The Bretton Woods monetary system disappeared on 15th August 1971 when Richard Nixon decided to suspend the dollar’s convertibility to gold. This brought about floating exchange rates, officialized in the Jamaica Accords in January 1976. It had become intolerable, firstly because of inflation linked to the uncontrolled issue of dollars by the USA in order to finance the Marshall Plan, the Korean and Vietnam wars and European investments by American multinationals; and secondly because of recurrent adjustment problems in balances of payments that devaluations could not resolve.
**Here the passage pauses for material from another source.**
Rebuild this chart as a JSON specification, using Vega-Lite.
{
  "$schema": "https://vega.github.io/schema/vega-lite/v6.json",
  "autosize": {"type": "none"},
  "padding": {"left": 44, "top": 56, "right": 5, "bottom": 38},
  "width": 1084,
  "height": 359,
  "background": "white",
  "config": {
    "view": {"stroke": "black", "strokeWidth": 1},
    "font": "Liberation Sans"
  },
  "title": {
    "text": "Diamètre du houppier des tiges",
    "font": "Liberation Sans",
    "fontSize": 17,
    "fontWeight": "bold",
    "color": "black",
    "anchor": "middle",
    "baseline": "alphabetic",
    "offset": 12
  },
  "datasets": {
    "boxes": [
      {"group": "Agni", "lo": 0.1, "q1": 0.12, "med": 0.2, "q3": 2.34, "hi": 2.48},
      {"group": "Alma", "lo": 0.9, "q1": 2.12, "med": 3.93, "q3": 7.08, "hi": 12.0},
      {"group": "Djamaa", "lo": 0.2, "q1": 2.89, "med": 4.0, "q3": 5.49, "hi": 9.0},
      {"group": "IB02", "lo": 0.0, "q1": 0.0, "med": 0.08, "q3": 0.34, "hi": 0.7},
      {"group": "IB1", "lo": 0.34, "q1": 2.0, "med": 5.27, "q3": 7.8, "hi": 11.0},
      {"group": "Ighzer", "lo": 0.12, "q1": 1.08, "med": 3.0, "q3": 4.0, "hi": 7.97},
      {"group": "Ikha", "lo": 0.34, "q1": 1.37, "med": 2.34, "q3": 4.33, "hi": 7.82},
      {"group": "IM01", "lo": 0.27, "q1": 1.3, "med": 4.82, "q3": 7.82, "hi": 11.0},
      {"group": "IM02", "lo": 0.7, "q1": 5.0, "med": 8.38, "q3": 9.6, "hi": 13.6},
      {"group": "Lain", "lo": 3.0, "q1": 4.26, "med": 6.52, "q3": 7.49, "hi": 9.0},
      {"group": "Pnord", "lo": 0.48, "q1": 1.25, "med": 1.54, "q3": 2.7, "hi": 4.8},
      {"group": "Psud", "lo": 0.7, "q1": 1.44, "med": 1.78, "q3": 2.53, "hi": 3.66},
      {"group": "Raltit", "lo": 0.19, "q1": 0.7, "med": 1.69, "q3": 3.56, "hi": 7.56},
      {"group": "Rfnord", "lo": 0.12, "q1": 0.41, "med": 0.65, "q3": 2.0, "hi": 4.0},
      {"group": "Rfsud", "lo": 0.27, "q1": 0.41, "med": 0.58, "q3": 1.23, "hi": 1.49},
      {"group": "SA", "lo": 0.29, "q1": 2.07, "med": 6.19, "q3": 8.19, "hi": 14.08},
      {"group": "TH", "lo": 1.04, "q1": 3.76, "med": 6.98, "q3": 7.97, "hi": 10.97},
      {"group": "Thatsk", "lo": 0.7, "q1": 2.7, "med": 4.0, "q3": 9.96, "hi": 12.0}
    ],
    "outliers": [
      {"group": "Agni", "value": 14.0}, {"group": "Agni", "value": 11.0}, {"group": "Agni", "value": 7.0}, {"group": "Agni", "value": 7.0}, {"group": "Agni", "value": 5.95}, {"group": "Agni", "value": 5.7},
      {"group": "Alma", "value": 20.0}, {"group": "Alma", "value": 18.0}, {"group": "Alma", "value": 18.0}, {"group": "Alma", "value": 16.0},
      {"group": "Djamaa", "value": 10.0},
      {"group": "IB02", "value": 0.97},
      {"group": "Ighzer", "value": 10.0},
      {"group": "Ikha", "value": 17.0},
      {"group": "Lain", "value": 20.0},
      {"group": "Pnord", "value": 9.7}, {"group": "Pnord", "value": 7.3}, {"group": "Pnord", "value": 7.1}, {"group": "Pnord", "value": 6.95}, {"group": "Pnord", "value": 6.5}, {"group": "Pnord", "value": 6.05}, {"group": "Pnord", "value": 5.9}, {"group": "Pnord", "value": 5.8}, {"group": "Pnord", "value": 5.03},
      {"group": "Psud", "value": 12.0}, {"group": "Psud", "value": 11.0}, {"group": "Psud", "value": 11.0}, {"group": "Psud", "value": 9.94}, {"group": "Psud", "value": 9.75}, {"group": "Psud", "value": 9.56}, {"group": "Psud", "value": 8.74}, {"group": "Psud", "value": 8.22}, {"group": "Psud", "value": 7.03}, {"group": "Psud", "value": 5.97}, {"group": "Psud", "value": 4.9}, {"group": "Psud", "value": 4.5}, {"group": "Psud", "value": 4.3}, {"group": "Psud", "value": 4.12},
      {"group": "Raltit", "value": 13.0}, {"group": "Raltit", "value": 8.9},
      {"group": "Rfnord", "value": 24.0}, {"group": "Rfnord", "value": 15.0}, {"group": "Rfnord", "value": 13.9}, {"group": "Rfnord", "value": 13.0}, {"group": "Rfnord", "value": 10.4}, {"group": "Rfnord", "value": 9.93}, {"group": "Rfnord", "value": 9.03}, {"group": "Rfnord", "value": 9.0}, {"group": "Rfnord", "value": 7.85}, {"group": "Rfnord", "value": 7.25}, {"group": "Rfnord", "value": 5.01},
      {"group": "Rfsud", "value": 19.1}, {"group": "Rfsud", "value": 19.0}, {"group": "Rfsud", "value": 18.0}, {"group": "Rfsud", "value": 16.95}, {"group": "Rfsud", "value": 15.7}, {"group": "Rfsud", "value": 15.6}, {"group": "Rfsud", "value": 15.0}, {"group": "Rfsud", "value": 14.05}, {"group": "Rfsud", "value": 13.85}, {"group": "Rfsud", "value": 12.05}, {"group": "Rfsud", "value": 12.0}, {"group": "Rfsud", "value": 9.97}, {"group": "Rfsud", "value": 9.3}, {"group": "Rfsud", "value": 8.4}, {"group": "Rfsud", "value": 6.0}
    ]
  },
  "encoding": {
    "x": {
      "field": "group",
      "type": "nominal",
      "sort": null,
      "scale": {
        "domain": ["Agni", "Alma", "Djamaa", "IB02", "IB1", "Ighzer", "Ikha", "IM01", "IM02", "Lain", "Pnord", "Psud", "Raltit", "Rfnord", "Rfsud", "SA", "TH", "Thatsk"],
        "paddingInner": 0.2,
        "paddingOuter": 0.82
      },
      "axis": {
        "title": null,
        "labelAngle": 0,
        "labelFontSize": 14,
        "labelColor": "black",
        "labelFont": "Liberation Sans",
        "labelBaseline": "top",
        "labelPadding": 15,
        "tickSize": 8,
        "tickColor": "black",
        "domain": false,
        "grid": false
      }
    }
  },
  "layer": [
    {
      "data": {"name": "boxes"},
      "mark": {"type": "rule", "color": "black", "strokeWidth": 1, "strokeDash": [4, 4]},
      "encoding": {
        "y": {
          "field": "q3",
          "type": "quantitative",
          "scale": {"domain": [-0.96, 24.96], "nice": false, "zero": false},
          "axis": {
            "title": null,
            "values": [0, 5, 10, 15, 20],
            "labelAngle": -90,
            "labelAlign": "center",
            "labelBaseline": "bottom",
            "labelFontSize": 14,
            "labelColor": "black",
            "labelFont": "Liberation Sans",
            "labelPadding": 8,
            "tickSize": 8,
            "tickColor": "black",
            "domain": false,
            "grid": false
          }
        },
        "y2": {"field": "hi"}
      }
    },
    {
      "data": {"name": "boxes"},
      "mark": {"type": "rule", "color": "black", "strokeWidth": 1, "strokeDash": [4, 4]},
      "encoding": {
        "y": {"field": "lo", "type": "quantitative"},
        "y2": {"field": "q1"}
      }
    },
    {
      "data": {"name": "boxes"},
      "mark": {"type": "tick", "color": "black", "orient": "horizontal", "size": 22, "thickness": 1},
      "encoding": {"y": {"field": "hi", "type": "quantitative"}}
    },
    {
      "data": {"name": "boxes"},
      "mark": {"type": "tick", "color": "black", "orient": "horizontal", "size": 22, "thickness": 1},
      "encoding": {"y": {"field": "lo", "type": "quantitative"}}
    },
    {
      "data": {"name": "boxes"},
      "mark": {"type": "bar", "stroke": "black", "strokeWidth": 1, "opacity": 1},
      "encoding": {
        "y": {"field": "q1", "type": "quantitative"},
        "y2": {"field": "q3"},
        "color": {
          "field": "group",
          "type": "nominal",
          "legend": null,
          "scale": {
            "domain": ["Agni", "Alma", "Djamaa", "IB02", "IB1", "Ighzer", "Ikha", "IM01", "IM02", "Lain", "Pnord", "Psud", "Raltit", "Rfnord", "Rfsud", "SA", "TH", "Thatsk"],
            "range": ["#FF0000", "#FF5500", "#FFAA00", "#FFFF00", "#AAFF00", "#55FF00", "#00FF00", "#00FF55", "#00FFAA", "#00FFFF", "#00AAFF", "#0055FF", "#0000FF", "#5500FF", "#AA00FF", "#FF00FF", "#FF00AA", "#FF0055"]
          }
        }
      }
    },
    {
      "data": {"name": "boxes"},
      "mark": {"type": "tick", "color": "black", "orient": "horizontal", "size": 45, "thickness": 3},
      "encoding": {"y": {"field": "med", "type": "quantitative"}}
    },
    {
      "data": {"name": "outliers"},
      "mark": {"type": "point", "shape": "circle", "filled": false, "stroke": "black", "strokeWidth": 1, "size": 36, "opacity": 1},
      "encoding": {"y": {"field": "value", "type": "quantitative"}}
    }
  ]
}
And yet the spirit of Bretton Woods lived on. The currency snake (created in 1972) and the euro (launched on 1st January 1999) took up the same ambition to stabilize European currencies within a single market. New multilateral institutions were created, like the IMF, which specialized in dealing with sovereign debt crises in developing countries between 1995 and 2003 (in Mexico, Brazil, Asia, Russia, Argentina, Turkey…) and, since 2008, has been concerned with developed countries, particularly because of the euro crisis which led it to play a decisive role in rescuing Greece. The last institution to be created was the WTO in 1995. Above all, international cooperation was decisive in handling the 2008 crash which gave birth to the G20: it prevented the world from falling into a deflationary spiral like the one in the 1930s and, initially, to limit any resort to protectionism.
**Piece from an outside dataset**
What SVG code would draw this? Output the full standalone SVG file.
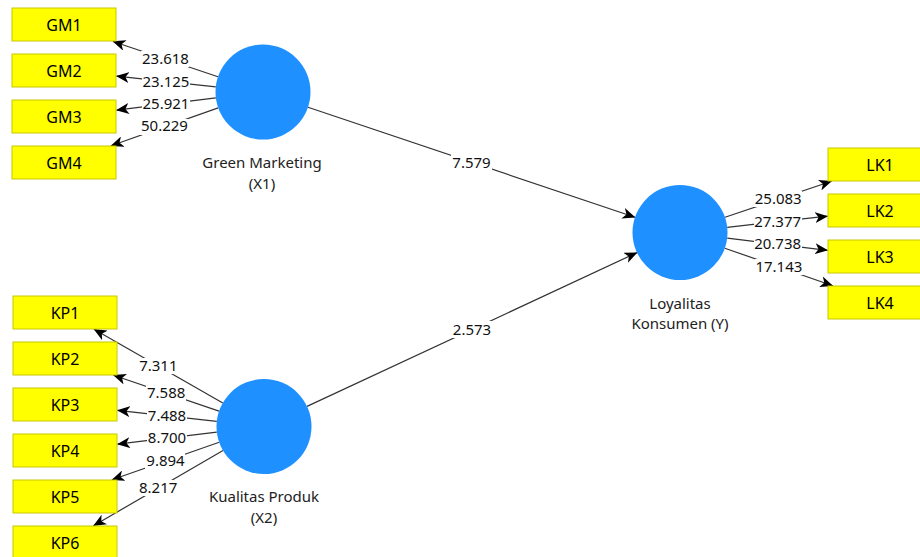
<svg xmlns="http://www.w3.org/2000/svg" width="920" height="557" viewBox="0 0 920 557">
<style>
.ind rect{fill:#FFFF00;stroke:#C8C800;stroke-width:1}
.ind text{font-family:"Noto Sans","Open Sans",sans-serif;font-size:16px;fill:#000;text-anchor:middle}
.lv circle{fill:#1E90FF}
.lv text{font-family:"Noto Sans","Open Sans",sans-serif;font-size:15px;fill:#222;text-anchor:middle}
.cn line{stroke:#333;stroke-width:1.2;marker-end:url(#ah)}
.lb rect{fill:#fff}
.lb text{font-family:"Noto Sans","Open Sans",sans-serif;font-size:15px;fill:#111;text-anchor:middle}
</style>
<defs>
<marker id="ah" viewBox="0 0 13 11" refX="12.5" refY="5.5" markerWidth="13" markerHeight="11" markerUnits="userSpaceOnUse" orient="auto">
<path d="M0,0 L13,5.5 L0,11 L3.5,5.5 z" fill="#000"/>
</marker>
</defs>
<rect width="920" height="557" fill="#fff"/>

<g id="connectors" class="cn">
<line x1="218" y1="76.7" x2="113" y2="41.5"/>
<line x1="215.8" y1="86.9" x2="116.5" y2="76.1"/>
<line x1="215.9" y1="97.8" x2="116.5" y2="110.1"/>
<line x1="218.2" y1="107.9" x2="111" y2="145.8"/>
<line x1="222.8" y1="402.9" x2="94" y2="329.2"/>
<line x1="219" y1="411.1" x2="113.5" y2="375.2"/>
<line x1="216.8" y1="421.3" x2="117.5" y2="410.3"/>
<line x1="216.8" y1="432.2" x2="117.5" y2="444.2"/>
<line x1="219.2" y1="442.3" x2="112" y2="479.8"/>
<line x1="223" y1="450.4" x2="93.5" y2="525.8"/>
<line x1="725" y1="217.2" x2="831.5" y2="181.2"/>
<line x1="727.2" y1="227.3" x2="827.5" y2="216.2"/>
<line x1="727.2" y1="238.2" x2="827.5" y2="250.3"/>
<line x1="724.8" y1="248.2" x2="832.8" y2="285.8"/>
<line x1="308" y1="107.2" x2="635" y2="217.3"/>
<line x1="307" y1="406.4" x2="637" y2="252.6"/>
</g>

<g id="labels" class="lb">
<rect x="141" y="51" width="48" height="16"/><text x="165.5" y="64">23.618</text>
<rect x="142" y="74" width="48" height="15"/><text x="166" y="87">23.125</text>
<rect x="142" y="96" width="48" height="15"/><text x="166" y="108.5">25.921</text>
<rect x="140" y="119" width="48" height="16"/><text x="164.5" y="131">50.229</text>
<rect x="138" y="358" width="40" height="16"/><text x="158.3" y="371">7.311</text>
<rect x="146" y="385" width="40" height="16"/><text x="166.2" y="398">7.588</text>
<rect x="147" y="408" width="40" height="15"/><text x="167" y="420.5">7.488</text>
<rect x="147" y="431" width="40" height="15"/><text x="167" y="443">8.700</text>
<rect x="145" y="453" width="40" height="16"/><text x="165.5" y="466">9.894</text>
<rect x="138" y="480" width="40" height="16"/><text x="158.2" y="493">8.217</text>
<rect x="754" y="191" width="48" height="16"/><text x="778.2" y="204">25.083</text>
<rect x="754" y="214" width="48" height="15"/><text x="777.6" y="226.5">27.377</text>
<rect x="754" y="237" width="48" height="15"/><text x="777.6" y="249">20.738</text>
<rect x="755" y="259" width="48" height="16"/><text x="778.9" y="272">17.143</text>
<rect x="451" y="154" width="41" height="17"/><text x="471.5" y="167.5">7.579</text>
<rect x="452" y="321" width="41" height="17"/><text x="472" y="334.5">2.573</text>
</g>

<g id="GM1" class="ind"><rect x="12" y="8" width="104" height="33"/><text x="64" y="30.5">GM1</text></g>
<g id="GM2" class="ind"><rect x="12" y="54" width="104" height="33"/><text x="64" y="76.5">GM2</text></g>
<g id="GM3" class="ind"><rect x="12" y="100" width="104" height="33"/><text x="64" y="122.5">GM3</text></g>
<g id="GM4" class="ind"><rect x="12" y="146" width="104" height="33"/><text x="64" y="168.5">GM4</text></g>

<g id="KP1" class="ind"><rect x="13" y="296" width="104" height="33"/><text x="65" y="318.5">KP1</text></g>
<g id="KP2" class="ind"><rect x="13" y="342" width="104" height="33"/><text x="65" y="364.5">KP2</text></g>
<g id="KP3" class="ind"><rect x="13" y="388" width="104" height="33"/><text x="65" y="410.5">KP3</text></g>
<g id="KP4" class="ind"><rect x="13" y="434" width="104" height="33"/><text x="65" y="456.5">KP4</text></g>
<g id="KP5" class="ind"><rect x="13" y="480" width="104" height="33"/><text x="65" y="502.5">KP5</text></g>
<g id="KP6" class="ind"><rect x="13" y="526" width="104" height="33"/><text x="65" y="548.5">KP6</text></g>

<g id="LK1" class="ind"><rect x="828" y="148" width="104" height="33"/><text x="880" y="170.5">LK1</text></g>
<g id="LK2" class="ind"><rect x="828" y="194" width="104" height="33"/><text x="880" y="216.5">LK2</text></g>
<g id="LK3" class="ind"><rect x="828" y="240" width="104" height="33"/><text x="880" y="262.5">LK3</text></g>
<g id="LK4" class="ind"><rect x="828" y="286" width="104" height="33"/><text x="880" y="308.5">LK4</text></g>

<g id="X1" class="lv"><circle cx="263" cy="92" r="47.5"/><text x="262" y="168">Green Marketing</text><text x="262" y="189">(X1)</text></g>
<g id="X2" class="lv"><circle cx="264" cy="426.5" r="47.5"/><text x="264" y="502">Kualitas Produk</text><text x="264" y="523">(X2)</text></g>
<g id="Y" class="lv"><circle cx="680" cy="232.5" r="47.5"/><text x="680" y="308.5">Loyalitas</text><text x="680" y="329">Konsumen (Y)</text></g>
</svg>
Even if the Bretton Woods Agreement was applied in a very different way from the original outlines, it has shown exceptional results. It provided the framework for post-war reconstruction and the Trente Glorieuses [a term used in France for the thirty years of prosperity between 1949 and 1979] in developed countries and helped them for almost 80 years to avoid any crash of capitalism equal to that of 1929. Overall, per capita income increased fourfold whilst the world population tripled and the percentage of people living in extreme poverty – i.e. with a monthly income of less than two dollars a day – was drastically reduced from 75% to 10%.
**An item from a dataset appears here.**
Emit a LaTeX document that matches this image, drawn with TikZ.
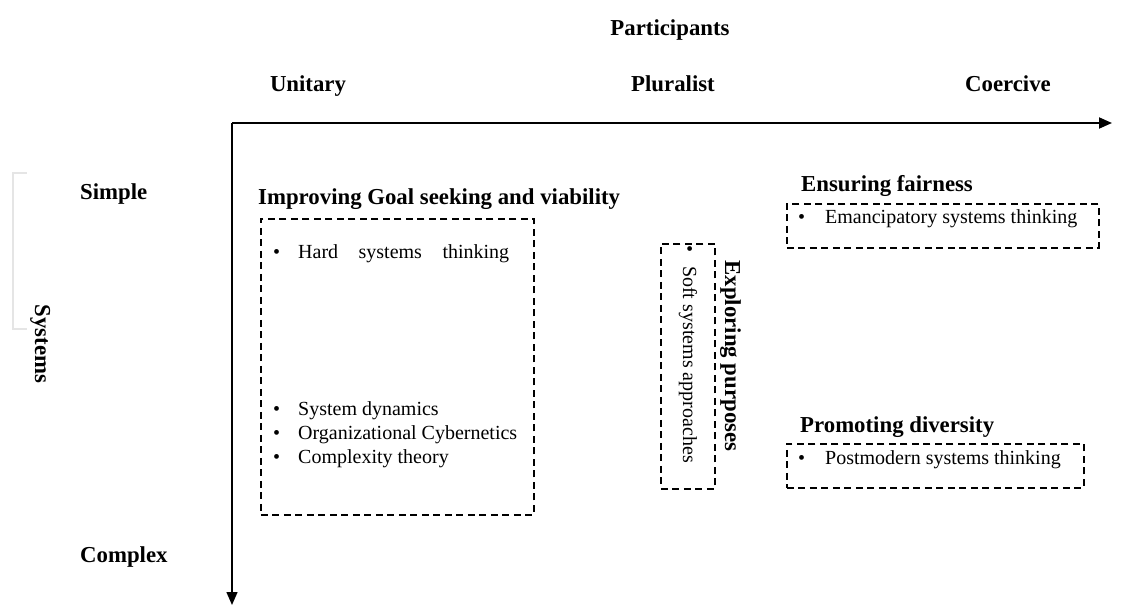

Bretton Woods’ multilateral system also helped deal with the 2008 crash and meant that, ten years later, the global economy showed a return to a 3% growth rate and full employment, with an unemployment rate down to 5% of the working population. However, the multilateral system has become one of the main victims. It was only possible to rescue the world’s financial system at the expense of unsettling the middle classes in developed countries and causing a major crisis in democracy. The populist shock wave has meant the strong resurgence of nationalism and protectionism, notably in the USA where Donald Trump has undertaken to dismantle the 1945 world order, symbolized by Bretton Woods. At the same time, China has developed an authoritarian model as an alternative to democracy and is attempting to export this model by means of the New Silk Roads and by building a post-Western world. This has its embodiment in institutions that aim to compete with the IMP and the World Bank, such as the Asian Infrastructure Investment Bank.
The trade and technology war launched by the USA, to which China has responded with a lock-out, is leading to a new Cold War and de-globalization. This rationale of confrontation and fragmentation decreases growth, of which the first sign is a fall in international trade – the most dynamic component of growth – and increased financial and geopolitical risks. It makes a forthcoming financial crisis more probable and limits the possibility of using any coordinated strategy to contain it. This is exactly the configuration that caused the tragedy of the 1930s.
Therefore, our 21st century leaders are up against the same issues that were discussed at the Bretton Woods Conference, but on a much wider and more complex scale. How can one stabilize economies, finance and currencies in a world where capitalism has become global and in which the West has lost its monopoly of management? How can one deal with the systemic risks and take care of humanity’s common assets such as the environment, financial stability, the infrastructure of the the Internet network and population movements?
In an era when history is world history, there is no peace without sustainable development and there is no sustainable development without peace. In order to stabilize a complex world that is interdependent and connected, and where there are strong ecological pressures, we have to build a world order that gives the emerging nations their rightful place and asserts the principle of cooperation between nations. No nation, not even the USA or China, can claim to remain an island entire of itself. In order to meet the challenges of the 21st century, we should take heed of the words of Henry Morgenthau, Secretary of State to the Treasury, who said in his closing address to the Bretton Woods Conference on 22nd July 1944: “We have come to recognize that the wisest and most effective way to protect our national interests is through international cooperation.”